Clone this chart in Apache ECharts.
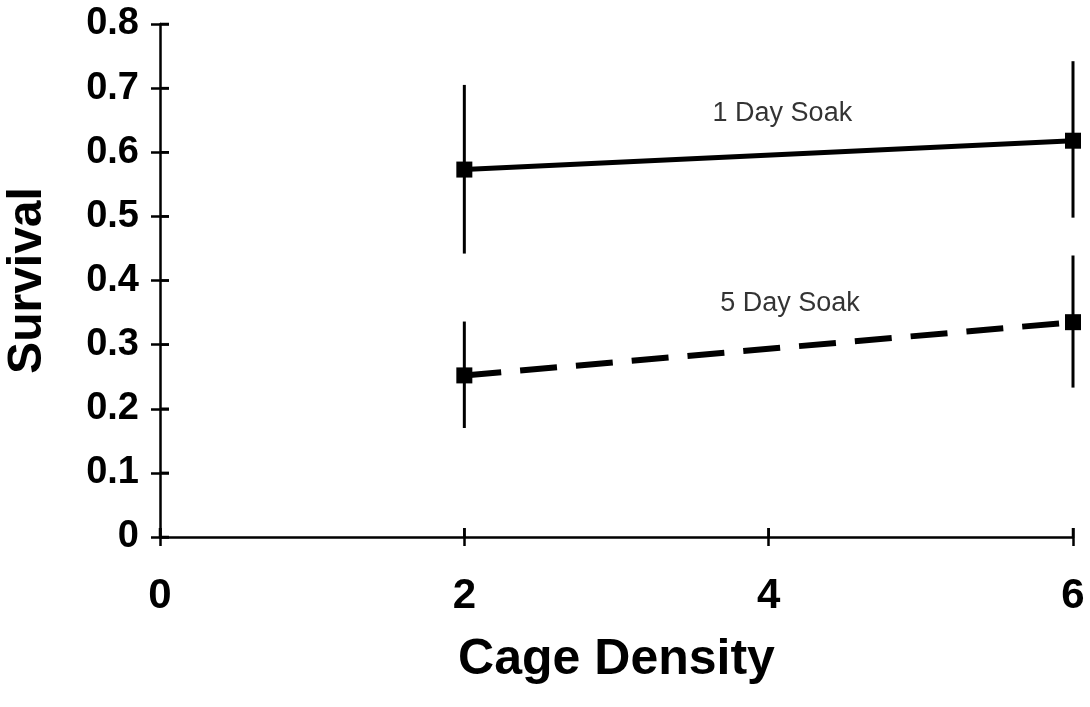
<!DOCTYPE html>
<html>
<head>
<meta charset="utf-8">
<script src="https://cdn.jsdelivr.net/npm/echarts@6/dist/echarts.min.js"></script>
<style>html,body{margin:0;padding:0;background:#fff}#c{width:1090px;height:707px}</style>
</head>
<body>
<div id="c"></div>
<script>
// Data
const densities = [2, 6];
const oneDayMean = [0.573, 0.618];
const oneDayLow  = [0.442, 0.498];
const oneDayHigh = [0.705, 0.742];
const fiveDayMean = [0.252, 0.335];
const fiveDayLow  = [0.170, 0.233];
const fiveDayHigh = [0.336, 0.439];
const yTicks = [0, 0.1, 0.2, 0.3, 0.4, 0.5, 0.6, 0.7, 0.8];
const xTicks = [0, 2, 4, 6];
const annotations = [
  {text: '1 Day Soak', x: 4.09, y: 0.66},
  {text: '5 Day Soak', x: 4.14, y: 0.364}
];

const chart = echarts.init(document.getElementById('c'), null, {renderer: 'canvas'});
const labelFont = 'Liberation Sans';

function pts(xs, ys) { return xs.map((x, i) => [x, ys[i]]); }
function errData(xs, lo, hi) { return xs.map((x, i) => [x, lo[i], hi[i]]); }

const errRender = function (params, api) {
  const x = api.value(0);
  const p1 = api.coord([x, api.value(1)]);
  const p2 = api.coord([x, api.value(2)]);
  return {
    type: 'line',
    shape: {x1: p1[0], y1: p1[1], x2: p2[0], y2: p2[1]},
    style: {stroke: '#000', lineWidth: 3}
  };
};

// inner half of the tick marks (ticks cross the axis lines in the reference)
const TICK = 9;
const innerTickRender = function (params, api) {
  const p = api.coord([api.value(0), api.value(1)]);
  const vertical = api.value(2) < 0.5;
  const shape = vertical
    ? {x1: p[0], y1: p[1], x2: p[0], y2: p[1] - TICK}
    : {x1: p[0], y1: p[1], x2: p[0] + TICK, y2: p[1]};
  return {type: 'line', shape: shape, style: {stroke: '#000', lineWidth: 2.5}};
};
const innerTickData = xTicks.map(v => [v, 0, 0]).concat(yTicks.map(v => [0, v, 1]));

// tick half-lengths expressed in axis units (for markLine fallback)
const X_MIN = 0, X_MAX = 6, Y_MIN = 0, Y_MAX = 0.8;
const plotW = 1090 - 160 - 17, plotH = 707 - 24 - 170;
const dxTick = TICK * (X_MAX - X_MIN) / plotW;
const dyTick = TICK * (Y_MAX - Y_MIN) / plotH;
const tickMarkLines = xTicks.map(v => [{coord: [v, Y_MIN]}, {coord: [v, Y_MIN + dyTick]}])
  .concat(yTicks.map(v => [{coord: [X_MIN, v]}, {coord: [X_MIN + dxTick, v]}]));

const tickStyle = {color: '#000', width: 2.5};

chart.setOption({
  animation: false,
  backgroundColor: '#fff',
  grid: {left: 160, right: 17, top: 24, bottom: 170, containLabel: false, outerBoundsMode: 'none'},
  xAxis: {
    type: 'value', min: X_MIN, max: X_MAX, interval: 2,
    axisLine: {show: true, lineStyle: {color: '#000', width: 2.5}},
    axisTick: {show: true, length: TICK, lineStyle: tickStyle},
    splitLine: {show: false},
    axisLabel: {margin: 38, color: '#000', fontFamily: labelFont, fontWeight: 'bold', fontSize: 42,
      formatter: v => xTicks.indexOf(v) >= 0 ? String(v) : ''},
    name: 'Cage Density', nameLocation: 'middle', nameGap: 98,
    nameTextStyle: {color: '#000', fontFamily: labelFont, fontWeight: 'bold', fontSize: 50}
  },
  yAxis: {
    type: 'value', min: Y_MIN, max: Y_MAX, interval: 0.1,
    axisLine: {show: true, lineStyle: {color: '#000', width: 2.5}},
    axisTick: {show: true, length: TICK, lineStyle: tickStyle},
    splitLine: {show: false},
    axisLabel: {margin: 21, color: '#000', fontFamily: labelFont, fontWeight: 'bold', fontSize: 38,
      formatter: v => { const t = yTicks.find(k => Math.abs(k - v) < 1e-9); return t === undefined ? '' : (t === 0 ? '0' : t.toFixed(1)); }},
    name: 'Survival', nameLocation: 'middle', nameGap: 108, nameRotate: 90,
    nameTextStyle: {color: '#000', fontFamily: labelFont, fontWeight: 'bold', fontSize: 48}
  },
  series: [
    {
      type: 'custom', renderItem: errRender, data: errData(densities, oneDayLow, oneDayHigh),
      encode: {x: 0, y: [1, 2]}, z: 2, silent: true
    },
    {
      type: 'custom', renderItem: errRender, data: errData(densities, fiveDayLow, fiveDayHigh),
      encode: {x: 0, y: [1, 2]}, z: 2, silent: true
    },
    {
      name: '1 Day Soak', type: 'line', data: pts(densities, oneDayMean),
      symbol: 'rect', symbolSize: 16, showSymbol: true,
      lineStyle: {color: '#000', width: 5},
      itemStyle: {color: '#000'}, z: 3,
      markLine: {
        silent: true, symbol: ['none', 'none'], animation: false,
        label: {show: false}, emphasis: {disabled: true},
        lineStyle: {color: '#000', width: 2.5, type: 'solid'},
        data: tickMarkLines
      }
    },
    {
      name: '5 Day Soak', type: 'line', data: pts(densities, fiveDayMean),
      symbol: 'rect', symbolSize: 16, showSymbol: true,
      lineStyle: {color: '#000', width: 6, type: [37, 19]},
      itemStyle: {color: '#000'}, z: 3
    },
    {
      type: 'scatter', silent: true, z: 4,
      data: annotations.map(a => ({value: [a.x, a.y], name: a.text})),
      symbol: 'circle', symbolSize: 1,
      itemStyle: {color: 'rgba(0,0,0,0)'},
      label: {show: true, position: 'inside', formatter: p => p.name,
        color: '#000', fontFamily: labelFont, fontSize: 27}
    },
    {
      type: 'custom', renderItem: innerTickRender, data: innerTickData,
      encode: {x: 0, y: 1}, z: 10, silent: true
    }
  ]
});
</script>
</body>
</html>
--
**WHAT YOU HAVE TO DO**
Give back the whole listing as it stands, minus its pictures.

**SOLUTION TO THIS EXERCISE**
Clone this chart in Apache ECharts.
<!DOCTYPE html>
<html>
<head>
<meta charset="utf-8">
<script src="https://cdn.jsdelivr.net/npm/echarts@6/dist/echarts.min.js"></script>
<style>html,body{margin:0;padding:0;background:#fff}#c{width:1090px;height:707px}</style>
</head>
<body>
<div id="c"></div>
<script>
// Data
const densities = [2, 6];
const oneDayMean = [0.573, 0.618];
const oneDayLow  = [0.442, 0.498];
const oneDayHigh = [0.705, 0.742];
const fiveDayMean = [0.252, 0.335];
const fiveDayLow  = [0.170, 0.233];
const fiveDayHigh = [0.336, 0.439];
const yTicks = [0, 0.1, 0.2, 0.3, 0.4, 0.5, 0.6, 0.7, 0.8];
const xTicks = [0, 2, 4, 6];
const annotations = [
  {text: '1 Day Soak', x: 4.09, y: 0.66},
  {text: '5 Day Soak', x: 4.14, y: 0.364}
];

const chart = echarts.init(document.getElementById('c'), null, {renderer: 'canvas'});
const labelFont = 'Liberation Sans';

function pts(xs, ys) { return xs.map((x, i) => [x, ys[i]]); }
function errData(xs, lo, hi) { return xs.map((x, i) => [x, lo[i], hi[i]]); }

const errRender = function (params, api) {
  const x = api.value(0);
  const p1 = api.coord([x, api.value(1)]);
  const p2 = api.coord([x, api.value(2)]);
  return {
    type: 'line',
    shape: {x1: p1[0], y1: p1[1], x2: p2[0], y2: p2[1]},
    style: {stroke: '#000', lineWidth: 3}
  };
};

// inner half of the tick marks (ticks cross the axis lines in the reference)
const TICK = 9;
const innerTickRender = function (params, api) {
  const p = api.coord([api.value(0), api.value(1)]);
  const vertical = api.value(2) < 0.5;
  const shape = vertical
    ? {x1: p[0], y1: p[1], x2: p[0], y2: p[1] - TICK}
    : {x1: p[0], y1: p[1], x2: p[0] + TICK, y2: p[1]};
  return {type: 'line', shape: shape, style: {stroke: '#000', lineWidth: 2.5}};
};
const innerTickData = xTicks.map(v => [v, 0, 0]).concat(yTicks.map(v => [0, v, 1]));

// tick half-lengths expressed in axis units (for markLine fallback)
const X_MIN = 0, X_MAX = 6, Y_MIN = 0, Y_MAX = 0.8;
const plotW = 1090 - 160 - 17, plotH = 707 - 24 - 170;
const dxTick = TICK * (X_MAX - X_MIN) / plotW;
const dyTick = TICK * (Y_MAX - Y_MIN) / plotH;
const tickMarkLines = xTicks.map(v => [{coord: [v, Y_MIN]}, {coord: [v, Y_MIN + dyTick]}])
  .concat(yTicks.map(v => [{coord: [X_MIN, v]}, {coord: [X_MIN + dxTick, v]}]));

const tickStyle = {color: '#000', width: 2.5};

chart.setOption({
  animation: false,
  backgroundColor: '#fff',
  grid: {left: 160, right: 17, top: 24, bottom: 170, containLabel: false, outerBoundsMode: 'none'},
  xAxis: {
    type: 'value', min: X_MIN, max: X_MAX, interval: 2,
    axisLine: {show: true, lineStyle: {color: '#000', width: 2.5}},
    axisTick: {show: true, length: TICK, lineStyle: tickStyle},
    splitLine: {show: false},
    axisLabel: {margin: 38, color: '#000', fontFamily: labelFont, fontWeight: 'bold', fontSize: 42,
      formatter: v => xTicks.indexOf(v) >= 0 ? String(v) : ''},
    name: 'Cage Density', nameLocation: 'middle', nameGap: 98,
    nameTextStyle: {color: '#000', fontFamily: labelFont, fontWeight: 'bold', fontSize: 50}
  },
  yAxis: {
    type: 'value', min: Y_MIN, max: Y_MAX, interval: 0.1,
    axisLine: {show: true, lineStyle: {color: '#000', width: 2.5}},
    axisTick: {show: true, length: TICK, lineStyle: tickStyle},
    splitLine: {show: false},
    axisLabel: {margin: 21, color: '#000', fontFamily: labelFont, fontWeight: 'bold', fontSize: 38,
      formatter: v => { const t = yTicks.find(k => Math.abs(k - v) < 1e-9); return t === undefined ? '' : (t === 0 ? '0' : t.toFixed(1)); }},
    name: 'Survival', nameLocation: 'middle', nameGap: 108, nameRotate: 90,
    nameTextStyle: {color: '#000', fontFamily: labelFont, fontWeight: 'bold', fontSize: 48}
  },
  series: [
    {
      type: 'custom', renderItem: errRender, data: errData(densities, oneDayLow, oneDayHigh),
      encode: {x: 0, y: [1, 2]}, z: 2, silent: true
    },
    {
      type: 'custom', renderItem: errRender, data: errData(densities, fiveDayLow, fiveDayHigh),
      encode: {x: 0, y: [1, 2]}, z: 2, silent: true
    },
    {
      name: '1 Day Soak', type: 'line', data: pts(densities, oneDayMean),
      symbol: 'rect', symbolSize: 16, showSymbol: true,
      lineStyle: {color: '#000', width: 5},
      itemStyle: {color: '#000'}, z: 3,
      markLine: {
        silent: true, symbol: ['none', 'none'], animation: false,
        label: {show: false}, emphasis: {disabled: true},
        lineStyle: {color: '#000', width: 2.5, type: 'solid'},
        data: tickMarkLines
      }
    },
    {
      name: '5 Day Soak', type: 'line', data: pts(densities, fiveDayMean),
      symbol: 'rect', symbolSize: 16, showSymbol: true,
      lineStyle: {color: '#000', width: 6, type: [37, 19]},
      itemStyle: {color: '#000'}, z: 3
    },
    {
      type: 'scatter', silent: true, z: 4,
      data: annotations.map(a => ({value: [a.x, a.y], name: a.text})),
      symbol: 'circle', symbolSize: 1,
      itemStyle: {color: 'rgba(0,0,0,0)'},
      label: {show: true, position: 'inside', formatter: p => p.name,
        color: '#000', fontFamily: labelFont, fontSize: 27}
    },
    {
      type: 'custom', renderItem: innerTickRender, data: innerTickData,
      encode: {x: 0, y: 1}, z: 10, silent: true
    }
  ]
});
</script>
</body>
</html>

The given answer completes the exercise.